After the Valhalla crash, Feinberg pulled together an FRA team to come up with a better way to address an issue that kills hundreds of people at grade crossings each year.

“We’re at a point where about 95 percent of grade-crossing incidents are due to driver or pedestrian error,” she said. “While I don’t blame the victims, this is a good example of a problem that needs some new thinking and a fresh set of eyes.”

A month later, she called on local law enforcement to show a greater presence at grade crossings and ticket drivers who try to beat the warning lights. Next, the railroad administration says it plans “to employ smarter uses of technology, increase public awareness of grade crossing safety and improve signage.”

“When it comes to the rail industry, that is lightning fast, and it’s really impressive,” said a congressional aide who focuses on transportation. “We’ve seen, time and time again in the rail industry, incidents happen. And it takes years, and sometimes even decades, to get action.”

Grade-crossing deaths, though frequent, pale in comparison to the potential catastrophe that Feinberg says keeps her awake at night.

All of the crude-oil train derailments this year happened miles from the nearest towns. But little more than a year ago, a CSX train that included six crude-oil tank cars derailed on a river bridge in the middle of Philadelphia. And an oil-fueled fireball after a derailment in the Canadian town of Lac-Mégantic in July 2013 killed 47 people.

“We’re transporting a highly flammable and volatile crude from the middle of the country, more than 1,000 miles on average, to refineries on the coast,” Feinberg said.

The number of tank-car trains has expanded exponentially since a production boom began in the Bakken region, centered in North Dakota. Seven years ago, 9,500 tank cars of Bakken crude traveled by railroad. Last year, the number was 493,126. In 2013, an additional 290,000 cars transported ethanol.

“Fifty to 60 trains pass through this area every day,” Rep. Cheri Bustos, D-Ill., said as she visited the spot where 21 tank cars derailed, leaked crude and sent up fireballs on March 5. “I cannot overstate my sense of urgency in making sure that we keep people safe.”

Like every other member of Congress dealing with a train wreck back home, Bustos said one of the first people she heard from was Feinberg.

“She answered every question I had,” Bustos said. “She was informative, she took her time with me. I feel good about that. Not every agency responds to a crisis like that.”

The FRA is an agency that flies under the radar most of the time, a powerful presence to the railroads it regulates but generally out of the public eye. The Federal Aviation Administration — think drones and airlines — gets attention.
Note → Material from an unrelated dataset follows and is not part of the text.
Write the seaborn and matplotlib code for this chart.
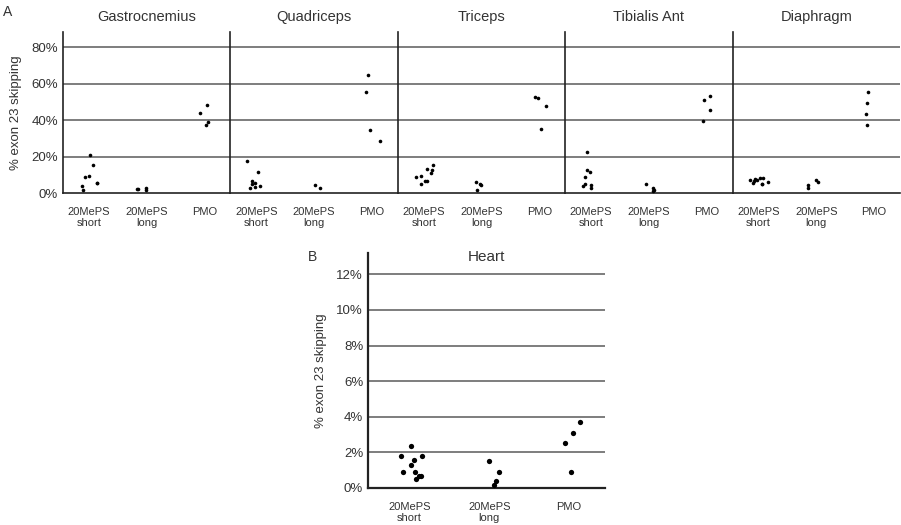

So does the National Traffic Safety Administration, with record auto recalls last year and the fight against distracted driving.

But dealing with the hazard of the huge quantities of volatile crude now snaking across the country may thrust the FRA to the fore, particularly if the next exploding derailment occurs in or near a city.
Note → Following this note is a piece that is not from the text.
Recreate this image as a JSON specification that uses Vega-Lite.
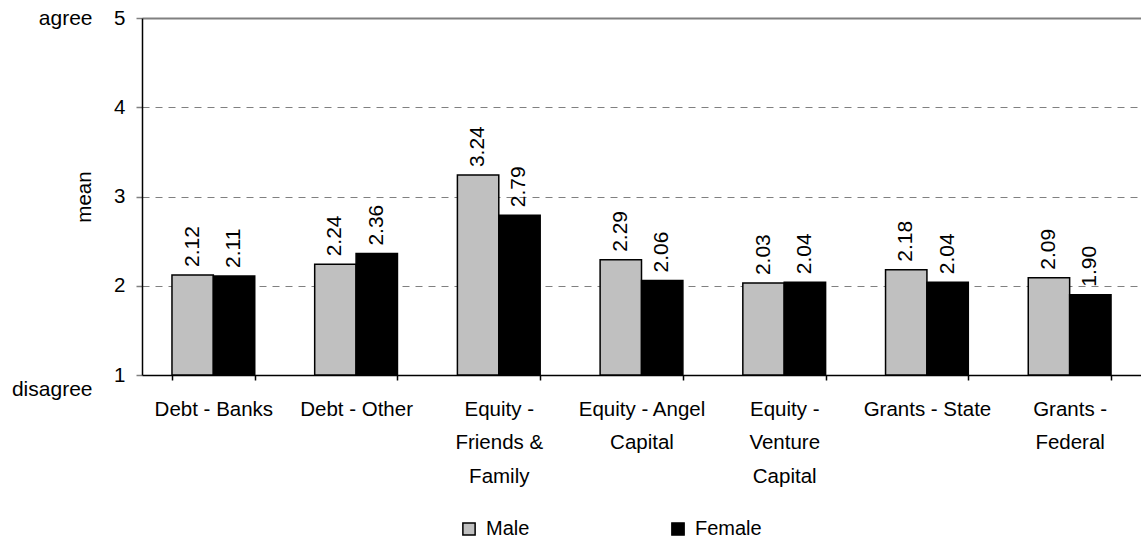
{
  "$schema": "https://vega.github.io/schema/vega-lite/v6.json",
  "width": 999,
  "height": 357,
  "padding": {"left": 11, "top": 7, "right": 0, "bottom": 0},
  "autosize": {"type": "pad"},
  "config": {
    "font": "Liberation Sans",
    "view": {"stroke": null},
    "axis": {"labelFont": "Liberation Sans", "labelColor": "black", "titleFont": "Liberation Sans", "titleColor": "black"}
  },
  "data": {
    "values": [
      {"cat": "Debt - Banks", "sex": "Male", "mean": 2.12},
      {"cat": "Debt - Banks", "sex": "Female", "mean": 2.11},
      {"cat": "Debt - Other", "sex": "Male", "mean": 2.24},
      {"cat": "Debt - Other", "sex": "Female", "mean": 2.36},
      {"cat": "Equity - Friends & Family", "sex": "Male", "mean": 3.24},
      {"cat": "Equity - Friends & Family", "sex": "Female", "mean": 2.79},
      {"cat": "Equity - Angel Capital", "sex": "Male", "mean": 2.29},
      {"cat": "Equity - Angel Capital", "sex": "Female", "mean": 2.06},
      {"cat": "Equity - Venture Capital", "sex": "Male", "mean": 2.03},
      {"cat": "Equity - Venture Capital", "sex": "Female", "mean": 2.04},
      {"cat": "Grants - State", "sex": "Male", "mean": 2.18},
      {"cat": "Grants - State", "sex": "Female", "mean": 2.04},
      {"cat": "Grants - Federal", "sex": "Male", "mean": 2.09},
      {"cat": "Grants - Federal", "sex": "Female", "mean": 1.90}
    ]
  },
  "encoding": {
    "x": {
      "field": "cat",
      "type": "nominal",
      "sort": null,
      "scale": {"paddingInner": 0.42, "paddingOuter": 0.21},
      "axis": {
        "title": null,
        "labelAngle": 0,
        "labelFontSize": 20.5,
        "labelLineHeight": 33.5,
        "labelPadding": 19,
        "labelBaseline": "top",
        "labelLimit": 0,
        "tickBand": "extent",
        "tickSize": 5,
        "tickColor": "black",
        "tickWidth": 1.5,
        "domainColor": "black",
        "domainWidth": 1.5,
        "labelExpr": "datum.value == 'Equity - Friends & Family' ? ['Equity -', 'Friends &', 'Family'] : datum.value == 'Equity - Angel Capital' ? ['Equity - Angel', 'Capital'] : datum.value == 'Equity - Venture Capital' ? ['Equity -', 'Venture', 'Capital'] : datum.value == 'Grants - Federal' ? ['Grants -', 'Federal'] : datum.label"
      }
    },
    "xOffset": {"field": "sex", "type": "nominal", "sort": ["Male", "Female"], "scale": {"paddingInner": 0, "paddingOuter": 0}}
  },
  "layer": [
    {
      "mark": {"type": "bar", "stroke": "black", "strokeWidth": 1.5},
      "encoding": {
        "y": {
          "field": "mean",
          "type": "quantitative",
          "scale": {"domain": [1, 5], "nice": false, "zero": false},
          "axis": {
            "orient": "left",
            "values": [1, 2, 3, 4, 5],
            "format": "d",
            "title": "mean",
            "titleFontSize": 20.5,
            "titleFontWeight": "normal",
            "titlePadding": 19,
            "labelFontSize": 20.5,
            "labelPadding": 11,
            "tickSize": 6,
            "tickColor": "#808080",
            "tickWidth": 1.5,
            "domainColor": "black",
            "domainWidth": 1.5,
            "grid": true,
            "gridColor": "#808080",
            "gridDash": {"condition": {"test": "datum.value === 5", "value": [1, 0]}, "value": [7, 6]},
            "gridWidth": {"condition": {"test": "datum.value === 5", "value": 2}, "value": 1}
          }
        },
        "y2": {"datum": 1},
        "fill": {
          "field": "sex",
          "type": "nominal",
          "sort": ["Male", "Female"],
          "scale": {"domain": ["Male", "Female"], "range": ["#C0C0C0", "#000000"]},
          "legend": {
            "title": null,
            "orient": "none",
            "direction": "horizontal",
            "legendX": 317,
            "legendY": 501,
            "symbolType": "square",
            "symbolSize": 150,
            "symbolStrokeColor": "black",
            "symbolStrokeWidth": 1.5,
            "labelFontSize": 20,
            "labelFont": "Liberation Sans",
            "labelColor": "black",
            "labelOffset": 7,
            "columnPadding": 138,
            "padding": 0
          }
        }
      }
    },
    {
      "mark": {"type": "text", "angle": 270, "align": "left", "baseline": "middle", "dx": 8, "fontSize": 21, "font": "Liberation Sans", "color": "black"},
      "encoding": {
        "y": {
          "field": "mean",
          "type": "quantitative",
          "scale": {"domain": [1, 5], "nice": false, "zero": false},
          "axis": {
            "orient": "left",
            "values": [1, 5],
            "title": null,
            "domain": false,
            "ticks": false,
            "grid": false,
            "labelFontSize": 21,
            "labelPadding": 50,
            "labelOffset": {"condition": {"test": "datum.value === 1", "value": 14}, "value": 0},
            "labelExpr": "datum.value === 5 ? 'agree' : 'disagree'"
          }
        },
        "text": {"field": "mean", "type": "quantitative", "format": ".2f"}
      }
    }
  ],
  "resolve": {"scale": {"y": "independent"}}
}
Mindful of the potential for disaster, the White House tasked the Office of Management and Budget and the Transportation Department with figuring out how to safely transport the Bakken crude. At DOT, that fell to Feinberg, who had just signed on as chief of staff to Secretary Anthony Foxx.

“We found her to be very hands-on, firm but fair, and ready to work with all stakeholders in making fact-based decisions,” said Ed Greenberg of the Association of American Railroads. “She is someone who has quickly recognized the challenges in moving crude oil by rail. And the freight rail industry is ready to work with her and her FRA staff.”

The congressional aide said he sees Feinberg as “sort of the sweet spot” in running FRA.

“She has a depth of subject-matter knowledge that allows her to speak in a lot of detail and with a lot of expertise on a lot of these issues, but she’s not a career railroad person,” he said, “so she’s also willing to challenge the way things are done and ask questions. And I think that’s the key to that job. She has the knowledge but also the ability to move the needle.”

With six people dead in the Feb. 3 Valhalla crash, Robert Sumwalt, a veteran member of the National Transportation Safety Board, was tossing clothes into a suitcase to head up there near midnight when Feinberg called.

“She called to say, ‘We’re there to support you in any way that we can,’ ” he said. “In launching over 20 accidents as a board member, I’ve only had one other case where the head of a DOT agency called me to make a statement like that.”

Feinberg surprised him a second time when he reached Valhalla the next day.

“It was cold as the dickens, and she was there,” Sumwalt said. “Not only that, but she crawled into the rail car that was all burned out to get a good look at it.”